Sunday, May 14, 2006

OCTOBER LIGHT by JEFF TAGAMI

BARBARA JANE REYES reviews

OCTOBER LIGHT by Jeff Tagami
(Kearny Street Workshop, San Francisco, 2002)

[Review first appeared in Pacific Reader, Volume 15, No. 1, Summer/Fall 2005. Editor Alan Chong Lau]

At the risk of appearing cliché, the word I keep coming back to is “home.”

Jeff Tagami offers us poems in the voices of those who have experienced loss in his book of poems October Light. To begin with a violence, a loss of life, as in “October 23rd,” we immediately understand the significance of October, and of Autumn -- this is the ending of the cycle of life. Loss happens in industrial accidents, in mental unsoundness, as in “The Horn Blow,” and “Now it is Broccoli.” The rural life to which Tagami has introduced us is far from idyllic; real people lose real pieces of themselves as they work to make this place their home.

Set along the Pajaro River of Central California, Tagami’s poems explore the intimate relationship between the land and those who work it. The Pajaro is the life vein of this community, a ubiquitous and ever-changing force; it is more than mere river. In “Song of Pajaro”:

Pajaro the men thigh deep in mud…

Pajaro the children who clean…

Now Pajaro is tired…

This Pajaro of my mother…


Its waters bring life to fields of cauliflower, broccoli, potatoes; its waters also carry the dead, as in “I Remember Fermin,” where excess potatoes the boss says to dump into the river, are expendable as Filipino workers. Tagami presents in metaphor a scathing critique of American Excess; food and human lives are so easily disposable.

But far from lamentation or dirge, these poems are lovely and tender, hope-insistent, and here is where Tagami’s talent is more than apparent. In these poems so strongly imbued with sentiments of outrage and anger, Autumn’s darkness and its proximity to endings, there is still promise of renewal, for life is cyclical, and in death, one transcends.

In “Tobera,” written in the voice of Fermin Tobera, the Filipino laborer killed in the Watsonville Race Riots of 1930, Tagami asserts what American History omits. Without being forgiving, Tobera, through Tagami, asserts, “I am not bitter, believe me,” for in his death, peace from the brutality of white mobs. Tobera continues to live, in his brothers’ whispers, “Tobera, Tobera, Tobera.”

Home is Here; this rallying cry, deafening in its quiet.

*****

Barbara Jane Reyes is the author of Gravities of Center (Arkipelago, 2003) and Poeta en San Francisco (Tinfish, 2005), for which she received the James Laughlin Award of the Academy of American Poets.

1 Comments:

At 6:25 PM, Blogger Francisco Aragón said...
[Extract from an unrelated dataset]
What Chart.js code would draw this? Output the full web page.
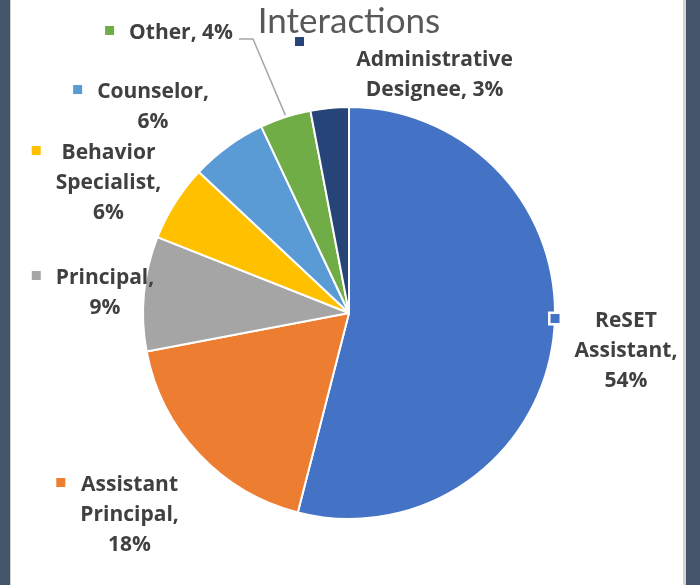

So nice to discover this review about a volume that made such an indelible impression on me when I first read it in the mid 80s as an undergraduate at Cal. I had the immense pleasure of hearing him read from it, and he generously contributed work to the Berkeley Poetry Review I co-edited in 1989. I've always wondered what became of him and if he continued to write. I sort of put OCTOBER LIGHT in the same category as Robert Vasquez's (also from the Central Valley) AT THE RAINBOW (University of New Mexico Press, 1995).